-- Start --

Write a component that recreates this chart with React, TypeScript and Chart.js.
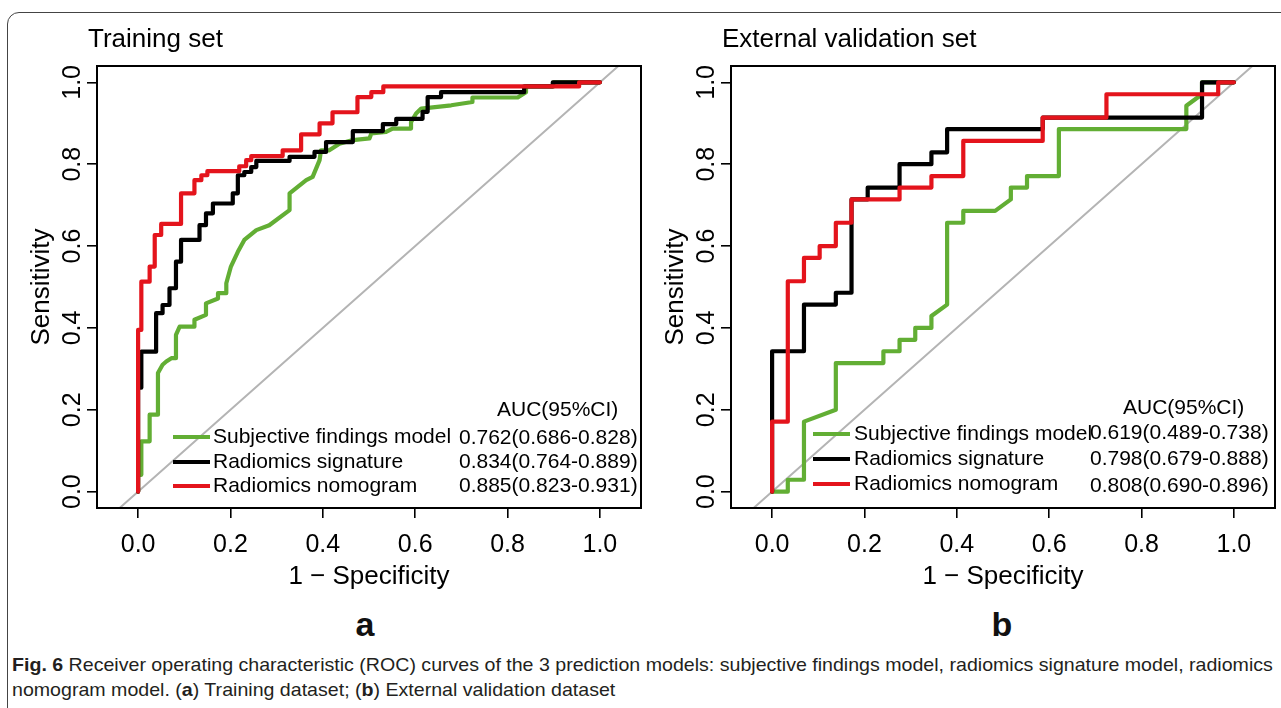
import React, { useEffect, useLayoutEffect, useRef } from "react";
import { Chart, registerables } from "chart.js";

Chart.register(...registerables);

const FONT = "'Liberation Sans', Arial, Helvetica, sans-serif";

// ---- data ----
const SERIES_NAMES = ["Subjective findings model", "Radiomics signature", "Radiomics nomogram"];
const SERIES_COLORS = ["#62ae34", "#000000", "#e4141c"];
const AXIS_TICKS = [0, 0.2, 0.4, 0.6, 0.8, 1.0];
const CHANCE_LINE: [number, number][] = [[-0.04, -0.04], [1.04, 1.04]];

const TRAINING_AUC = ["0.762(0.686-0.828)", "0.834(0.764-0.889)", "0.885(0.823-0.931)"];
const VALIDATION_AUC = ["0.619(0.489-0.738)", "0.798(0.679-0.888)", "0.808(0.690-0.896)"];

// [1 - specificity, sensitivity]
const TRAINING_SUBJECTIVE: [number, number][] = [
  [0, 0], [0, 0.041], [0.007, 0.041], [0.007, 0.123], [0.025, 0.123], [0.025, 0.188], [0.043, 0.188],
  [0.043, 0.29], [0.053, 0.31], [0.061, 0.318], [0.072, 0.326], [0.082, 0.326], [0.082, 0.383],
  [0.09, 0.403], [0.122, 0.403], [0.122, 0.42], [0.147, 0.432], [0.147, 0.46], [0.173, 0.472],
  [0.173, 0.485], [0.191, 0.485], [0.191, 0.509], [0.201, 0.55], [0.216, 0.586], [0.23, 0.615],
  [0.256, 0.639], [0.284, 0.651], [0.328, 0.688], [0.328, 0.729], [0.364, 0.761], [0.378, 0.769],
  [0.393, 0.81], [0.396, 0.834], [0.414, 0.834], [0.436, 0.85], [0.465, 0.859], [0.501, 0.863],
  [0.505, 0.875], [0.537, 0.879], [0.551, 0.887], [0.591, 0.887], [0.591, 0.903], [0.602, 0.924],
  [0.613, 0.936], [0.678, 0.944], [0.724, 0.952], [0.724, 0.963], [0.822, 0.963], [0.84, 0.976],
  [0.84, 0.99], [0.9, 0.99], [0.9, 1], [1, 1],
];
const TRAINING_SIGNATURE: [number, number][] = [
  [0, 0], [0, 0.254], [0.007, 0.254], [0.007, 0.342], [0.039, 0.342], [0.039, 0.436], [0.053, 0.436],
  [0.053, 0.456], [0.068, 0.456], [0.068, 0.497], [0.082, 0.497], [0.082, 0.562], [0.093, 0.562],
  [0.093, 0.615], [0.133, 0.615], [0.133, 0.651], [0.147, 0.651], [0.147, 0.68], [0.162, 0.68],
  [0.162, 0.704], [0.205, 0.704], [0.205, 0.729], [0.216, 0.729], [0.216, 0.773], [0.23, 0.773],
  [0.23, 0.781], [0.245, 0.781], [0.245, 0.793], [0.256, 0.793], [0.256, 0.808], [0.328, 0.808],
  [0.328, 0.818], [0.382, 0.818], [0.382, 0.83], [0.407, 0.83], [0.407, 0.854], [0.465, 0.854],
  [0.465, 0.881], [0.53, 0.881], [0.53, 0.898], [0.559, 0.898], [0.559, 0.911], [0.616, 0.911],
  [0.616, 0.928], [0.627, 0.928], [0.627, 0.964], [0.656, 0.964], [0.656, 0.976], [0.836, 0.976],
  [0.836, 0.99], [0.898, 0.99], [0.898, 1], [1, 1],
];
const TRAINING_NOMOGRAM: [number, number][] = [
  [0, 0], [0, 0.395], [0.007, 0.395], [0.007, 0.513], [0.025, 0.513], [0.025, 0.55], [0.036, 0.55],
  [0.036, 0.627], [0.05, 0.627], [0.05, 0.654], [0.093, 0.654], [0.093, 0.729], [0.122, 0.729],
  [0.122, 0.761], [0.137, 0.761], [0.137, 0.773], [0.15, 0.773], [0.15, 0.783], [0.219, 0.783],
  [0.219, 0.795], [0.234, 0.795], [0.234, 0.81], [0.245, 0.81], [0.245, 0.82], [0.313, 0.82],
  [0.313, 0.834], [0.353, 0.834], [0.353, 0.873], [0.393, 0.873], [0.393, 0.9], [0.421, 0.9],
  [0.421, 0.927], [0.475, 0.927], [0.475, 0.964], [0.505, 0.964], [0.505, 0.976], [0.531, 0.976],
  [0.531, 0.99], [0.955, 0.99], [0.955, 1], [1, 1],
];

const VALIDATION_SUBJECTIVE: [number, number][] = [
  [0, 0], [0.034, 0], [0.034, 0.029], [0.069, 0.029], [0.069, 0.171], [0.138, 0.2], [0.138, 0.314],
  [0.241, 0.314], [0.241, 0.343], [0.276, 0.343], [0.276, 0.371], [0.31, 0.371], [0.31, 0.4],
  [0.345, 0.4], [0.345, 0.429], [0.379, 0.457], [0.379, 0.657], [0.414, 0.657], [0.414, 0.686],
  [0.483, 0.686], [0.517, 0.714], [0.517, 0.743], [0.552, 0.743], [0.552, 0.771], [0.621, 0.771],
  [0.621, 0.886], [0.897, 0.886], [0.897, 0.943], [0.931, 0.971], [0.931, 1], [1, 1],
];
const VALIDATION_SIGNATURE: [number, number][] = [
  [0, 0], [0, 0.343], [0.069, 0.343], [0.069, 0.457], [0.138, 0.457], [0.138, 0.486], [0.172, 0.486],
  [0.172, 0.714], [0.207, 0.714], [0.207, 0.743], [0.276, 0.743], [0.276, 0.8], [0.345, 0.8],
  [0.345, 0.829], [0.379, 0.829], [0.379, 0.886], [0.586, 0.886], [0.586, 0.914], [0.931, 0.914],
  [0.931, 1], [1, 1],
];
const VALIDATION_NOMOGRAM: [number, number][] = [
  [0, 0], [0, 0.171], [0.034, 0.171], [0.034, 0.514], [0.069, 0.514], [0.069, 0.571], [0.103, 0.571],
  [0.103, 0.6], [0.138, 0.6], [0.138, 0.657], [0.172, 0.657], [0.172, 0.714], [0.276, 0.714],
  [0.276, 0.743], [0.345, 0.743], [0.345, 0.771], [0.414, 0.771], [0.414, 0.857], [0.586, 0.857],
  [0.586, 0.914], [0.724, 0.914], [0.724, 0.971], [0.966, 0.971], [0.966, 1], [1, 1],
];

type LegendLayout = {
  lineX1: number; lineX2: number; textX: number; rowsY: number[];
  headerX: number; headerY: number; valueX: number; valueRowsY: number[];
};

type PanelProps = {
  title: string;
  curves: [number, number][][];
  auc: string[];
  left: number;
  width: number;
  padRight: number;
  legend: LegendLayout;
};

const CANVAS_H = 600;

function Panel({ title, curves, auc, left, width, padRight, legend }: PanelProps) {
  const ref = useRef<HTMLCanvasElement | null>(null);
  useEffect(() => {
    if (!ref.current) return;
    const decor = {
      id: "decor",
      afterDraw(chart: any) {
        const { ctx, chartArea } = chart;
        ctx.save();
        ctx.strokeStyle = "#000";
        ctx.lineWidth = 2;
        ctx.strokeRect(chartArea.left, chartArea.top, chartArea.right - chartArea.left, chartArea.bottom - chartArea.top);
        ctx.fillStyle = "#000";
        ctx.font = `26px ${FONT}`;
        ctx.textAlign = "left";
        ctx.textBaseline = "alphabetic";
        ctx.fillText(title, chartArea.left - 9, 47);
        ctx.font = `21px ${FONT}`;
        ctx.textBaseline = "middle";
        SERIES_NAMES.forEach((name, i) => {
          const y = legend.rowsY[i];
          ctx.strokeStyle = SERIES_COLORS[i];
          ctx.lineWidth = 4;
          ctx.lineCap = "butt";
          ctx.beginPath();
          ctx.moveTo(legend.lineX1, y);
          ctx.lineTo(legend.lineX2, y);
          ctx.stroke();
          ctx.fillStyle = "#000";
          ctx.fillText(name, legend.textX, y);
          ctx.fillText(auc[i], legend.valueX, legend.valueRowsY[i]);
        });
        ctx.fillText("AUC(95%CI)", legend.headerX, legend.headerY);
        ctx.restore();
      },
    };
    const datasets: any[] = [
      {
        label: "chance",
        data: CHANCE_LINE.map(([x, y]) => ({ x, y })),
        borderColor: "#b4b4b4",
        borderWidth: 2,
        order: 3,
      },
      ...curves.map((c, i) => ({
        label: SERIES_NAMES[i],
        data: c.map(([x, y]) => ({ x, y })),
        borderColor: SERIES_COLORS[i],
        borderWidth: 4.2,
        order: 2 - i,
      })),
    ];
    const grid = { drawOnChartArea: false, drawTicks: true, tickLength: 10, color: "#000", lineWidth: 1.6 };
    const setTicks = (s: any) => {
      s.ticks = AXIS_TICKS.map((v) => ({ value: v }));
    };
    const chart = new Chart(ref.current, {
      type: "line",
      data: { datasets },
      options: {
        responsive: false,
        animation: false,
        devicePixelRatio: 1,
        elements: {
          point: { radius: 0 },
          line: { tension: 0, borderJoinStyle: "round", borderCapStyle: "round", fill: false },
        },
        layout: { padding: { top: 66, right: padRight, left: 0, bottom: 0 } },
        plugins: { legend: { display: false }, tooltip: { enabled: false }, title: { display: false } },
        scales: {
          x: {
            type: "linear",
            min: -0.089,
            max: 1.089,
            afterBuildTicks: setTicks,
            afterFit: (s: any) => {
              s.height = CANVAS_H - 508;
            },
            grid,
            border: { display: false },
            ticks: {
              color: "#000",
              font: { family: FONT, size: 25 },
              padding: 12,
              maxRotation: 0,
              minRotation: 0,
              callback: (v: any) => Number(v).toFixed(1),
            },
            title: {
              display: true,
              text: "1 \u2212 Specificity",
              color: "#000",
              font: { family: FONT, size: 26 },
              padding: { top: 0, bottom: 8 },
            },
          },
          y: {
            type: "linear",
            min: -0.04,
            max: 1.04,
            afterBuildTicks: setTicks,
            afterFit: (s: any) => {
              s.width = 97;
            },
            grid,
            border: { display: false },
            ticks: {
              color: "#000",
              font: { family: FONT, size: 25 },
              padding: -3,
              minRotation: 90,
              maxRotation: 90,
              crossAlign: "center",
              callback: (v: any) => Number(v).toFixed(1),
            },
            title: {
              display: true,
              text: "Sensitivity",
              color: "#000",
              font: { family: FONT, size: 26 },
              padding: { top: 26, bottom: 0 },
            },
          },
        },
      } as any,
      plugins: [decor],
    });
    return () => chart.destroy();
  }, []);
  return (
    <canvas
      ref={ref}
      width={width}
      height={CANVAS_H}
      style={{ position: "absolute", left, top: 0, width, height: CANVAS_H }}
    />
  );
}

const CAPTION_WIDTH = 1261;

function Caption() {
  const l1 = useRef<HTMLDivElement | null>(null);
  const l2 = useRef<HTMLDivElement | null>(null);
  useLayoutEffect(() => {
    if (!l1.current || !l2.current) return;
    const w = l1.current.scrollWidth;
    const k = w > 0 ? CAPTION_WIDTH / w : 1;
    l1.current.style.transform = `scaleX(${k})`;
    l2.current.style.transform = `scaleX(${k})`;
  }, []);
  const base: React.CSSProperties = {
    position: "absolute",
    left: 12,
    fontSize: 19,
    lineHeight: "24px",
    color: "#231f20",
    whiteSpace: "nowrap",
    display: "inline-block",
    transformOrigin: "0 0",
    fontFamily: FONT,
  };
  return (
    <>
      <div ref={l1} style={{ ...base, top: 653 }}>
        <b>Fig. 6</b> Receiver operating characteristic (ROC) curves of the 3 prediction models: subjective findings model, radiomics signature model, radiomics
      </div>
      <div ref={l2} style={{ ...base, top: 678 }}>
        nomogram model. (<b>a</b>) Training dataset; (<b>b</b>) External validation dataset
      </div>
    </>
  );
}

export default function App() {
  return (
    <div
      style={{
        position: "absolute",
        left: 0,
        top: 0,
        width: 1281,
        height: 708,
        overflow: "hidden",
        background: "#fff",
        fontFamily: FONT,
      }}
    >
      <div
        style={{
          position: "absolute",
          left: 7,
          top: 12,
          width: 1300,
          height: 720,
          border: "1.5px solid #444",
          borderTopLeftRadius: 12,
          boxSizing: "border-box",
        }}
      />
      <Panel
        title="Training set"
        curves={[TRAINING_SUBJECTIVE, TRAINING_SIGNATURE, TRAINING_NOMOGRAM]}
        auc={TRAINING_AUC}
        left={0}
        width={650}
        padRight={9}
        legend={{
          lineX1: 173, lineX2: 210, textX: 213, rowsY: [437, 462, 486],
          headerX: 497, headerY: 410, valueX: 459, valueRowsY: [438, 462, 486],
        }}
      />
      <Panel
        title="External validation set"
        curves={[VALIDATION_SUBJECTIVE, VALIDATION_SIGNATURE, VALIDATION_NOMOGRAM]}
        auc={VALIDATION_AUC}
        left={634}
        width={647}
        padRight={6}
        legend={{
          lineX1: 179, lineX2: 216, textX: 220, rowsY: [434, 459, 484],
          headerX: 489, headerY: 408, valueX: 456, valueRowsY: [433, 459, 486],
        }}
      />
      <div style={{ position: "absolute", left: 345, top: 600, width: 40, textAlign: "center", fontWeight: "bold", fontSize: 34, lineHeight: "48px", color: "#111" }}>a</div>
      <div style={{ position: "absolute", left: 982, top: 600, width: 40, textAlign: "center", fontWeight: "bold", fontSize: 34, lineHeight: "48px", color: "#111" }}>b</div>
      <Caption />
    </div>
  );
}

-- End --

The lines from the top of the data above through the one holding "const CHANCE_LINE: [number, number][]" are to be repeated exactly, and only those, with no pictures.

Write a component that recreates this chart with React, TypeScript and Chart.js.
import React, { useEffect, useLayoutEffect, useRef } from "react";
import { Chart, registerables } from "chart.js";

Chart.register(...registerables);

const FONT = "'Liberation Sans', Arial, Helvetica, sans-serif";

// ---- data ----
const SERIES_NAMES = ["Subjective findings model", "Radiomics signature", "Radiomics nomogram"];
const SERIES_COLORS = ["#62ae34", "#000000", "#e4141c"];
const AXIS_TICKS = [0, 0.2, 0.4, 0.6, 0.8, 1.0];
const CHANCE_LINE: [number, number][] = [[-0.04, -0.04], [1.04, 1.04]];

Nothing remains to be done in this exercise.